Information on policy is like listening to a lecture about spending money wisely; we all think we know how to do it, but the end results show we often don’t.
I love the exciting side of politics, but I hate the boring stuff. Even more than being bored, I hate when politicians try to smooth us over like we’re all idiots.
Before even introducing themselves, politicians will tell you why they’re so great. Who cares?
Politicians continue to give our generation that patented line that goes something like, “I’m not running for office for me, it’s for you. You’re our future.”
I’ve always wanted to respond with something like, “Oh yeah? All this time, I thought you were the future and not me, considering you are the one running for office and I’m the one probably not going to vote for you because you make me yawn.”
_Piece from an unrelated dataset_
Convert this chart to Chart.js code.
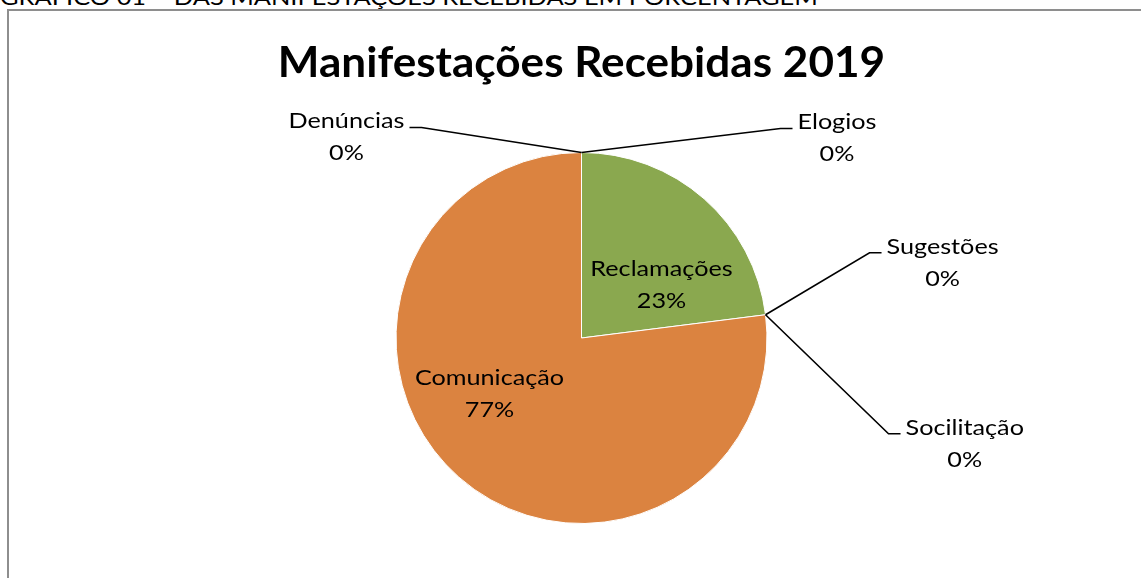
<!DOCTYPE html>
<html>
<head>
<meta charset="utf-8">
<script src="https://cdn.jsdelivr.net/npm/chart.js@4"></script>
<style>
body{margin:0;width:1141px;height:578px;overflow:hidden;background:#fff;font-family:Lato,sans-serif;}
#caption{position:absolute;left:0;top:-13px;font-size:21px;line-height:20px;white-space:nowrap;color:#000;transform:scaleX(1.21);transform-origin:0 0;}
#frame{position:absolute;left:7px;top:9px;width:1200px;height:640px;border:2px solid #8e8e8e;}
#wrap{position:absolute;left:0;top:0;width:1141px;height:578px;}
</style>
</head>
<body>
<div id="caption">GRÁFICO 01 – DAS MANIFESTAÇÕES RECEBIDAS EM PORCENTAGEM</div>
<div id="frame"></div>
<div id="wrap"><canvas id="grafico"></canvas></div>
<script>
// dados do grafico
let categorias=["Denúncias","Elogios","Reclamações","Sugestões","Socilitação","Comunicação"];
let valores=[0,0,23,0,0,77];
let cores=["#4f81bd","#c0504d","#8aa84f","#8064a2","#4bacc6","#db8340"];
let titulo="Manifestações Recebidas 2019";

// posicao dos rotulos: dentro (relativo ao centro) ou fora (cotovelo relativo ao ponto na borda)
let rotulos=[
{tipo:"fora",dx:-160,dy:-25,lado:-1},
{tipo:"fora",dx:199,dy:-24,lado:1},
{tipo:"dentro",dx:80,dy:-53},
{tipo:"fora",dx:104,dy:-62,lado:1},
{tipo:"fora",dx:123,dy:119,lado:1},
{tipo:"dentro",dx:-92,dy:56}
];

let fonteRotulo="21px Lato";
let fonteTitulo="bold 42px Lato";
let esticar=1.2; // texto do original e mais largo
let esticarTitulo=1.05;

function texto(ctx,s,x,y,sx){
ctx.save();
ctx.translate(x,y);
ctx.scale(sx||esticar,1);
ctx.fillText(s,0,0);
ctx.restore();
}

let pluginRotulos={
id:"rotulos",
afterDatasetsDraw(chart){
let ctx=chart.ctx;
let meta=chart.getDatasetMeta(0);
let total=valores.reduce((a,b)=>a+b,0);
ctx.save();
ctx.fillStyle="#000";
ctx.strokeStyle="#000";
ctx.lineWidth=1.6;
ctx.textAlign="center";
// titulo
ctx.font=fonteTitulo;
ctx.textBaseline="alphabetic";
let a=chart.chartArea;
texto(ctx,titulo,(a.left+a.right)/2,77,esticarTitulo);
ctx.font=fonteRotulo;
ctx.textBaseline="middle";
meta.data.forEach((arc,i)=>{
let p=arc.getProps(["x","y","startAngle","endAngle","outerRadius"],true);
let pct=Math.round(valores[i]/total*100)+"%";
let r=rotulos[i];
if(r.tipo==="dentro"){
texto(ctx,categorias[i],p.x+r.dx,p.y+r.dy-16);
texto(ctx,pct,p.x+r.dx,p.y+r.dy+16);
return;
}
let mid=(p.startAngle+p.endAngle)/2;
let ax=p.x+Math.cos(mid)*p.outerRadius;
let ay=p.y+Math.sin(mid)*p.outerRadius;
let ex=ax+r.dx, ey=ay+r.dy;
let fx=ex+12*r.lado;
ctx.beginPath();
ctx.moveTo(ax,ay);
ctx.lineTo(ex,ey);
ctx.lineTo(fx,ey);
ctx.stroke();
let w=ctx.measureText(categorias[i]).width*esticar;
let cx=r.lado>0?fx+5+w/2:fx-5-w/2;
texto(ctx,categorias[i],cx,ey-6);
texto(ctx,pct,cx,ey+26);
});
ctx.restore();
}
};

new Chart(document.getElementById("grafico"),{
type:"pie",
data:{
labels:categorias,
datasets:[{
data:valores,
backgroundColor:cores,
borderColor:"#fff",
borderWidth:valores.map(v=>v>0?1:0)
}]
},
options:{
responsive:true,
maintainAspectRatio:false,
animation:false,
layout:{padding:{left:22,right:0,top:152,bottom:54}},
plugins:{
legend:{display:false},
tooltip:{enabled:false},
title:{display:false}
}
},
plugins:[pluginRotulos]
});
</script>
</body>
</html>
Considering these feelings, traveling to Washington D.C. for the 2011 Conservative Political Action Conference last week was a refreshing experience.
Its focus was so anti-establishment that this rhetorical pandering didn’t happen once. Even though the convention was oriented towards future Republican electoral victories, it didn’t feel like people were begging me to vote for them.
The people at CPAC were interested in sharing ideas and having intelligent policy debates.
One of the reasons I love politics is because everyone involved is ambitious. Whether that ambition is based on a desire for power or on doing the right thing, it’s still ambition.
Everyone is trying to get noticed at all times, especially at an event like CPAC. It’s a dog eat dog world, and sometimes, if you’re in the right place, you may experience something memorable.
For instance, I met a campaign manager for an unnamed Republican candidate for Congress in Massachusetts. He told me that as soon as he took the job, he was putting in applications for other work.
I asked, “why?” in an interested tone.  He looked at me after a couple drags of his Marlboro Menthol 100 and said bluntly, “please tell me you’re not studying politics in college and don’t know that a candidate that breathes a Republican breath would ever win in Massachusetts.”
After that condescending remark, I had to prove my knowledge, so I asked, “What about Scott Brown?”
He laughed really loud, making a scene and making me blush, and looked me right in the eyes and said, “and you would’ve voted for Scott Brown if he ran for Senate wherever you’re from?”
He was right, I wouldn’t have voted for him. Touché’ my friend, and thanks for the brutal honesty.
The crowd was more diverse, charming and passionate than I expected. It made me more excited and more passionate about politics.
A true exchange of conservative ideas, like I witnessed at CPAC, was something I only read about in books. That’s not a low-blow towards Allegheny College but rather an admission that our Political Science department is a little left-of-center, to put it kindly.
Last year, I made the mistake of considering Ron Paul’s victory in the presidential straw-poll as the result of Republican’s political confusion.
The presidential straw-poll winner at CPAC 2011 was, again, Ron Paul.
I’m not convinced his appeal is a result of his politics, but rather his mindset towards Washington politics and the establishment.
I wouldn’t vote for him in 2012, but I believe he is an important Republican figure in the national spotlight.
He is exciting, brash and unapologetic for his conservative ideals.  That was the dominant mindset in the CPAC crowd in 2011, and it was refreshing and hopeful.
I didn’t gain much more political understanding from the convention. Like any convention, people were there to meet, share ideas and maybe have some drinks together.
People from all over the country that share similar interests and ideas in politics got together and had a great time.
That’s what we College Republicans did: met a ton of great people, some important, some not as important, but ultimately had an incredible time.